**Data excerpt**
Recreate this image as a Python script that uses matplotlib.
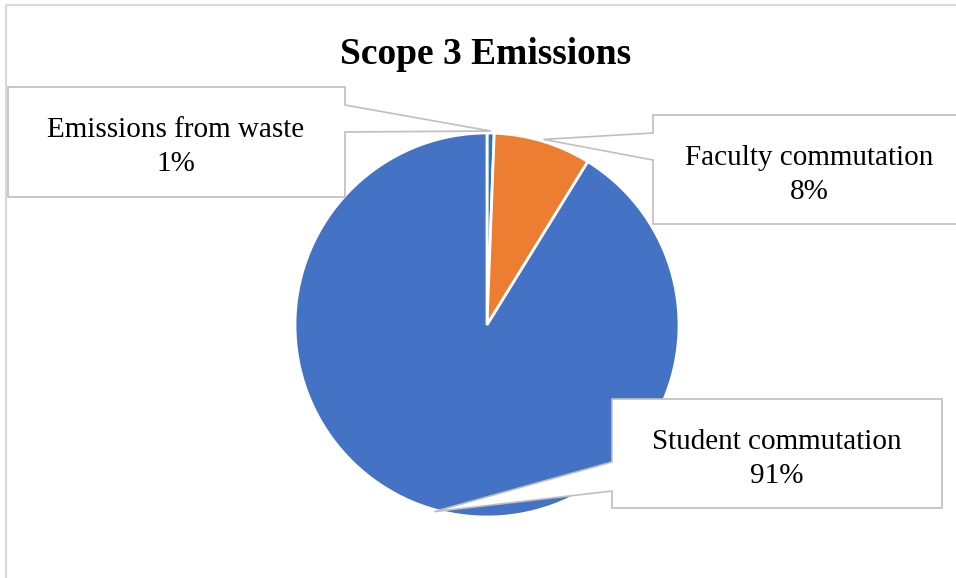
import numpy as np
import matplotlib
matplotlib.use("Agg")
import matplotlib.pyplot as plt
from matplotlib.patches import Polygon

# данные
categories = ["Emissions from waste", "Faculty commutation", "Student commutation"]
shares = [0.6, 8.2, 91.2]
colors = ["#2E75B6", "#ED7D31", "#4472C4"]

W, H = 956, 578
fig = plt.figure(figsize=(W / 100, H / 100), dpi=100)
ax = fig.add_axes([0, 0, 1, 1])

plt.rcParams['font.family'] = ['Liberation Serif', 'DejaVu Serif']

cx, cy, r = 487, H - 325, 192
wedges, _ = ax.pie(shares, colors=colors, startangle=90, counterclock=False,
                   center=(cx, cy), radius=r,
                   wedgeprops=dict(edgecolor="white", linewidth=2))
ax.set_xlim(0, W)
ax.set_ylim(0, H)
ax.set_aspect("auto")
ax.axis("off")

# рамка діаграми
ax.plot([6, 6, W + 5], [-5, H - 5, H - 5], color="#D9D9D9", lw=1.5, clip_on=False)

# точки на краю сегментів (середина кута)
total = sum(shares)
cum = np.cumsum([0] + shares)
tips = []
for i in range(len(shares)):
    mid = (cum[i] + shares[i] / 2) / total * 360
    a = np.radians(90 - mid)
    tips.append((cx + (r + 2) * np.cos(a), cy + (r + 2) * np.sin(a)))

def yy(p):
    return H - p

# коробки-виноски: (ліво, верх, право, низ), сторона, діапазон клина, центр тексту
boxes = [
    ((8, 87, 345, 197), "right", (105, 132), (176, 147)),
    ((653, 115, 965, 224), "left", (133, 160), (809, 175)),
    ((612, 399, 942, 508), "left", (462, 491), (777, 459)),
]

for i, (box, side, (w1, w2), (tx, ty)) in enumerate(boxes):
    l, t, rr, b = box
    tip = tips[i]
    if side == "right":
        pts = [(l, yy(t)), (rr, yy(t)), (rr, yy(w1)), tip, (rr, yy(w2)),
               (rr, yy(b)), (l, yy(b))]
    else:
        pts = [(l, yy(t)), (rr, yy(t)), (rr, yy(b)), (l, yy(b)), (l, yy(w2)),
               tip, (l, yy(w1))]
    ax.add_patch(Polygon(pts, closed=True, facecolor="white", edgecolor="#BFBFBF",
                         lw=1.2, zorder=3, clip_on=False))
    pct = f"{round(shares[i] / total * 100)}%"
    ax.text(tx, yy(ty), f"{categories[i]}\n{pct}", ha="center", va="center",
            fontsize=21, color="black", zorder=4, linespacing=1.4)

ax.text(486, yy(54), "Scope 3 Emissions", ha="center", va="center",
        fontsize=27, fontweight="bold", color="black")

fig.savefig("out.png", dpi=100)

**What is asked**
Leave every image out, and retype the material exactly.

**Response below**
Recreate this image as a Python script that uses matplotlib.
import numpy as np
import matplotlib
matplotlib.use("Agg")
import matplotlib.pyplot as plt
from matplotlib.patches import Polygon

# данные
categories = ["Emissions from waste", "Faculty commutation", "Student commutation"]
shares = [0.6, 8.2, 91.2]
colors = ["#2E75B6", "#ED7D31", "#4472C4"]

W, H = 956, 578
fig = plt.figure(figsize=(W / 100, H / 100), dpi=100)
ax = fig.add_axes([0, 0, 1, 1])

plt.rcParams['font.family'] = ['Liberation Serif', 'DejaVu Serif']

cx, cy, r = 487, H - 325, 192
wedges, _ = ax.pie(shares, colors=colors, startangle=90, counterclock=False,
                   center=(cx, cy), radius=r,
                   wedgeprops=dict(edgecolor="white", linewidth=2))
ax.set_xlim(0, W)
ax.set_ylim(0, H)
ax.set_aspect("auto")
ax.axis("off")

# рамка діаграми
ax.plot([6, 6, W + 5], [-5, H - 5, H - 5], color="#D9D9D9", lw=1.5, clip_on=False)

# точки на краю сегментів (середина кута)
total = sum(shares)
cum = np.cumsum([0] + shares)
tips = []
for i in range(len(shares)):
    mid = (cum[i] + shares[i] / 2) / total * 360
    a = np.radians(90 - mid)
    tips.append((cx + (r + 2) * np.cos(a), cy + (r + 2) * np.sin(a)))

def yy(p):
    return H - p

# коробки-виноски: (ліво, верх, право, низ), сторона, діапазон клина, центр тексту
boxes = [
    ((8, 87, 345, 197), "right", (105, 132), (176, 147)),
    ((653, 115, 965, 224), "left", (133, 160), (809, 175)),
    ((612, 399, 942, 508), "left", (462, 491), (777, 459)),
]

for i, (box, side, (w1, w2), (tx, ty)) in enumerate(boxes):
    l, t, rr, b = box
    tip = tips[i]
    if side == "right":
        pts = [(l, yy(t)), (rr, yy(t)), (rr, yy(w1)), tip, (rr, yy(w2)),
               (rr, yy(b)), (l, yy(b))]
    else:
        pts = [(l, yy(t)), (rr, yy(t)), (rr, yy(b)), (l, yy(b)), (l, yy(w2)),
               tip, (l, yy(w1))]
    ax.add_patch(Polygon(pts, closed=True, facecolor="white", edgecolor="#BFBFBF",
                         lw=1.2, zorder=3, clip_on=False))
    pct = f"{round(shares[i] / total * 100)}%"
    ax.text(tx, yy(ty), f"{categories[i]}\n{pct}", ha="center", va="center",
            fontsize=21, color="black", zorder=4, linespacing=1.4)

ax.text(486, yy(54), "Scope 3 Emissions", ha="center", va="center",
        fontsize=27, fontweight="bold", color="black")

fig.savefig("out.png", dpi=100)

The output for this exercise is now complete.